まず、一言で言ってしまえばゲンクは”超”の付く財務健全なクラブです。2020年の流動比率は400%を超え、自己資本比率は62%もあります。純資産額は75M€(≒97.5億円、130円/€、以下同)の資金余力はちょっとやそっとではびくともしない金額規模です。たとえコロナで業績が悪化したとしても全然余裕で耐えられるでしょう。

その安定した資金力を通じて、選手補強も買い手クラブとしての力を持っており、無形資産(≒補強選手移籍金)は35M€(≒45.5億円)を保持しています。

長期負債もほとんど持っておらず、流動負債も16M€(≒20億円)程度で、流動比率が高い水準であることから、その資金繰りも当然安定している状態です。

損益計算書

2020年は前年から売上高+70M€(≒91億円)+118%という驚異的な成長を記録しました。130M€(≒169億円)はクラブレコードです。その売上を支えたのは、推定80M€(≒104億円)となる移籍金収益と15M(≒20億円)以上はあると予測されるCL分配金です。まさに、ピッチ上の成功がそのまま収益の成長に直結している好例と言ってよいでしょう。

一方で、人件費は35M€(≒45.5億円)、売上に対する比率で27%に抑えられ、選手移籍金の減価償却費を加味しても42%の水準です。このコストの調整により29M€(≒38億円)の税引後最終利益を計上することに成功しました。

サッカービジネスの本業でPLをしっかり稼ぎ、それをBSへ蓄積していくという、サッカークラブ経営のまさにお手本のような決算書と言っても過言ではありません。

近年の成功の裏に有るもの

ゲンクはベルギープロクラブの中で唯一NPO法人で運営されているクラブです。その経営意思決定は理事会で合意決定されます。この理事会は地元経済会の有力者が名を連ね、近年のクラブの成功はこの有識者グループによる合理的意思決定が上手く機能しているからと言えます。
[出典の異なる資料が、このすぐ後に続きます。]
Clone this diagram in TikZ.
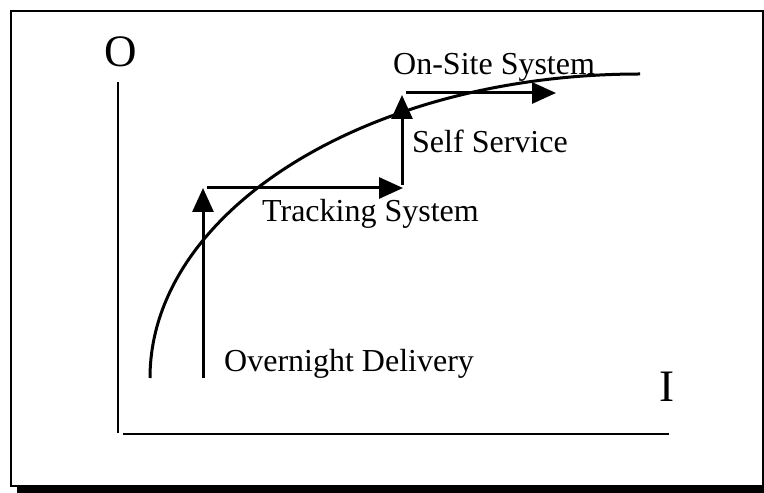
\documentclass[tikz,border=0pt]{standalone}
\usepackage{fontspec}
\setmainfont{Liberation Serif}
\usetikzlibrary{arrows.meta}
\begin{document}
\begin{tikzpicture}[x=1pt,y=1pt,
  axisline/.style={line width=2.8pt},
  stepline/.style={line width=3pt,-{Triangle[length=24pt,width=21pt]}},
  curveline/.style={line width=3pt},
  lbl/.style={anchor=base west,inner sep=0pt,font=\fontsize{32}{36}\selectfont},
  axlbl/.style={inner sep=0pt,font=\fontsize{45}{50}\selectfont}]
\useasboundingbox (0,0) rectangle (764,493);
% frame with drop shadow
\fill[black] (17,0) rectangle (764,7);
\draw[line width=2.4pt] (11,7) rectangle (763,482);
% axes
\coordinate (ytop) at (118,411);
\coordinate (ybot) at (118,60);
\coordinate (xl) at (123,59);
\coordinate (xr) at (669,59);
\draw[axisline] (ybot) -- (ytop);
\draw[axisline] (xl) -- (xr);
\node[axlbl] (olbl) at (121,441) {O};
\node[axlbl] (ilbl) at (667,106) {I};
% curve
\coordinate (cstart) at (150,115);
\draw[curveline] (cstart) arc[start angle=180,end angle=90,x radius=490,y radius=304];
% staircase of arrows
\coordinate (a0) at (203,115);
\coordinate (a1) at (203,305);
\coordinate (b0) at (207,305);
\coordinate (b1) at (403,305);
\coordinate (c0) at (402,308);
\coordinate (c1) at (402,398);
\coordinate (d0) at (406,400);
\coordinate (d1) at (556,400);
\draw[stepline] (a0) -- (a1);
\draw[stepline] (b0) -- (b1);
\draw[stepline] (c0) -- (c1);
\draw[stepline] (d0) -- (d1);
% labels
\node[lbl] (onsite) at (393,418) {On-Site System};
\node[lbl] (self) at (412,340) {Self Service};
\node[lbl] (track) at (262,271) {Tracking System};
\node[lbl] (night) at (224,121) {Overnight Delivery};
\end{tikzpicture}
\end{document}
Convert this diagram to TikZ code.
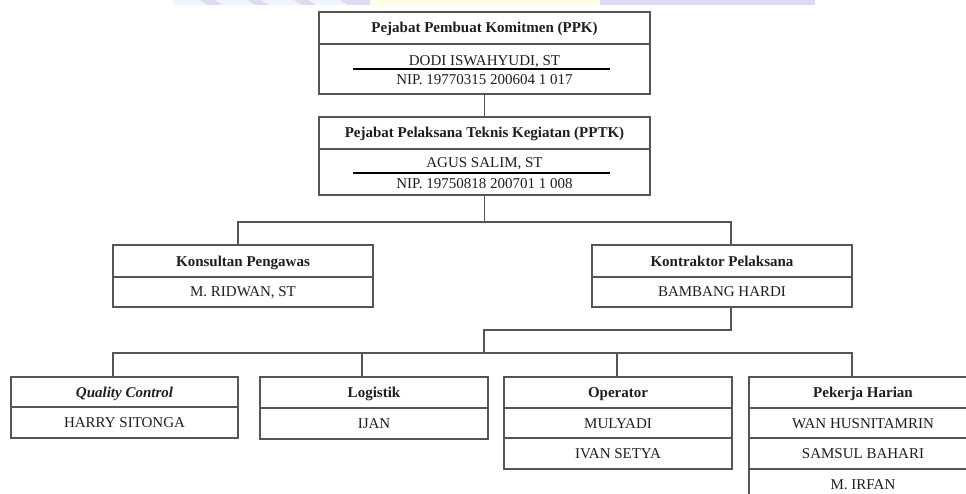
\documentclass[tikz,border=0pt]{standalone}
\usepackage{fontspec}
\setmainfont{Liberation Serif}
\usetikzlibrary{calc}
\definecolor{linegray}{HTML}{555555}
\definecolor{txt}{HTML}{1E1E1E}
\definecolor{wmblue}{HTML}{EEF5FC}
\definecolor{wmlav}{HTML}{DEDAF2}
\definecolor{wmyel}{HTML}{FFFDE6}
\tikzset{
  cell/.style={draw=linegray, line width=1.3pt, inner sep=0pt, outer sep=0pt, text height=10pt, text depth=0pt,
    font=\fontsize{15}{18}\selectfont, text=txt},
  hdr/.style={cell, font=\fontsize{15}{18}\selectfont\bfseries},
  w331/.style={minimum width=331pt},
  w260/.style={minimum width=260pt},
  w228/.style={minimum width=228pt},
  w227/.style={minimum width=227pt},
  txtline/.style={inner sep=0pt, anchor=base, font=\fontsize{15}{18}\selectfont, text=txt},
  conn/.style={draw=linegray, line width=1.3pt},
  uline/.style={draw=black, line width=2.4pt}
}
\begin{document}
\begin{tikzpicture}[x=1pt,y=-1pt]
\useasboundingbox (0,0) rectangle (966,494);
\clip (0,0) rectangle (966,494);
\fill[white] (0,0) rectangle (966,494);
% watermark remnants
\fill[wmblue] (173,0) rectangle (370,5);
\fill[wmyel] (370,0) rectangle (600,5);
\fill[wmlav] (600,0) rectangle (815,5);
\foreach \a in {200,247,294}{
  \fill[wmlav] (\a,0) -- (\a+14,0) -- (\a+22,5) -- (\a+8,5) -- cycle;
}
\fill[wmlav] (340,0) -- (370,0) -- (370,5) -- (348,5) -- cycle;

% PPK
\node[hdr, w331, minimum height=32pt, anchor=north west] (ppk) at (319,12) {Pejabat Pembuat Komitmen (PPK)};
\node[cell, w331, minimum height=50pt, anchor=north] (ppkb) at (ppk.south) {};
\node[txtline] (ppkname) at (484.5,66) {DODI ISWAHYUDI, ST};
\node[txtline] (ppknip) at (484.5,85) {NIP. 19770315 200604 1 017};
\draw[uline] (353,69) -- (610,69);

% PPTK
\node[hdr, w331, minimum height=32pt, anchor=north west] (pptk) at (319,117) {Pejabat Pelaksana Teknis Kegiatan (PPTK)};
\node[cell, w331, minimum height=46pt, anchor=north] (pptkb) at (pptk.south) {};
\node[txtline] (pptkname) at (484.5,168) {AGUS SALIM, ST};
\node[txtline] (pptknip) at (484.5,189) {NIP. 19750818 200701 1 008};
\draw[uline] (353,173) -- (610,173);

% Konsultan / Kontraktor
\node[hdr, w260, minimum height=32pt, anchor=north west] (kons) at (113,245) {Konsultan Pengawas};
\node[cell, w260, minimum height=30pt, anchor=north] (konsb) at (kons.south) {M. RIDWAN, ST};
\node[hdr, w260, minimum height=32pt, anchor=north west] (kont) at (592,245) {Kontraktor Pelaksana};
\node[cell, w260, minimum height=30pt, anchor=north] (kontb) at (kont.south) {BAMBANG HARDI};

% bottom row
\node[hdr, w227, minimum height=30pt, anchor=north west, font=\fontsize{15}{18}\selectfont\bfseries\itshape] (qc) at (11,377) {Quality Control};
\node[cell, w227, minimum height=31pt, anchor=north] (qcb) at (qc.south) {HARRY SITONGA};

\node[hdr, w228, minimum height=31pt, anchor=north west] (log) at (260,377) {Logistik};
\node[cell, w228, minimum height=31pt, anchor=north] (logb) at (log.south) {IJAN};

\node[hdr, w228, minimum height=31pt, anchor=north west] (op) at (504,377) {Operator};
\node[cell, w228, minimum height=30pt, anchor=north] (op1) at (op.south) {MULYADI};
\node[cell, w228, minimum height=31pt, anchor=north] (op2) at (op1.south) {IVAN SETYA};

\node[hdr, w228, minimum height=31pt, anchor=north west] (ph) at (749,377) {Pekerja Harian};
\node[cell, w228, minimum height=30pt, anchor=north] (ph1) at (ph.south) {WAN HUSNITAMRIN};
\node[cell, w228, minimum height=31pt, anchor=north] (ph2) at (ph1.south) {SAMSUL BAHARI};
\node[cell, w228, minimum height=31pt, anchor=north] (ph3) at (ph2.south) {M. IRFAN};

% connectors
\draw[conn] (ppkb.south) -- (pptk.north);
\coordinate (j1) at ($(pptkb.south)+(0,27)$);
\coordinate (konsc) at ($(kons.north)+(-5,0)$);
\coordinate (kontc) at ($(kont.north)+(9,0)$);
\draw[conn] (pptkb.south) -- (j1);
\draw[conn] (konsc) |- (j1) -| (kontc);

\coordinate (k1) at ($(kontb.south)+(9,0)$);
\coordinate (k2) at ($(k1)+(0,23)$);
\coordinate (j2) at (484,353);
\draw[conn] (k1) -- (k2) -| (j2);

\coordinate (qcc) at ($(qc.north)+(-11.5,0)$);
\coordinate (logc) at ($(log.north)+(-12,0)$);
\coordinate (opc) at ($(op.north)+(-1,0)$);
\coordinate (phc) at ($(ph.north)+(-11,0)$);
\draw[conn] (qcc) |- (j2) -| (phc);
\draw[conn] (logc) -- (logc |- j2);
\draw[conn] (opc) -- (opc |- j2);
\end{tikzpicture}
\end{document}
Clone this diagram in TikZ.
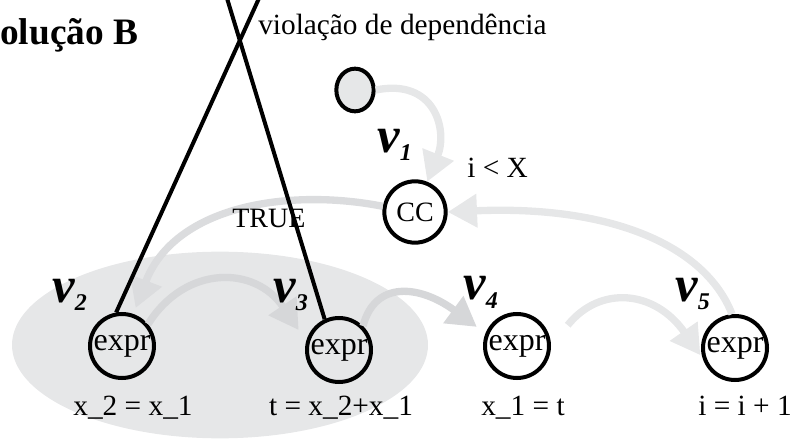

それは、ピッチ上での成功と経済的成長を両立していることから明らかでしょう。毎年選手を高額移籍させつつも、コンペティションでの競争力を維持し、毎年タイトル争いに絡みながら、クラブとして最高売上をたたき出し、純資産を75M積上げるその手腕は、ベルギーの一地方都市でのマネジメントとして欧州でもトップレベルと言っても良いかもしれません。足りないものはCL、ELでの結果だけですが、ここも背伸びせずあくまで優秀な若手選手を獲得し、試合で選手価値を上げて高く売却するスタイルを貫き、地に足付いた経営を行っています。

クラブの会長であるピーター・クローネンは、プロリーグの代表も務めるなど、今クラブとしての影響力は過去の中でも最も大きくなっているかもしれません。

またマーケティングについて、地元密着を基本にとても質の高いものが展開され、地元コミュニティとの密接な繋がりを作り上げています。この近年の成功と地元密着によりリンブルフ州でのゲンク支持者は増加しています。国際的なマーケティングや投資受け入れを行わずに、人口6.6万人の街でここまでの結果を出せるのは、日本のJクラブにも参考になることでしょう。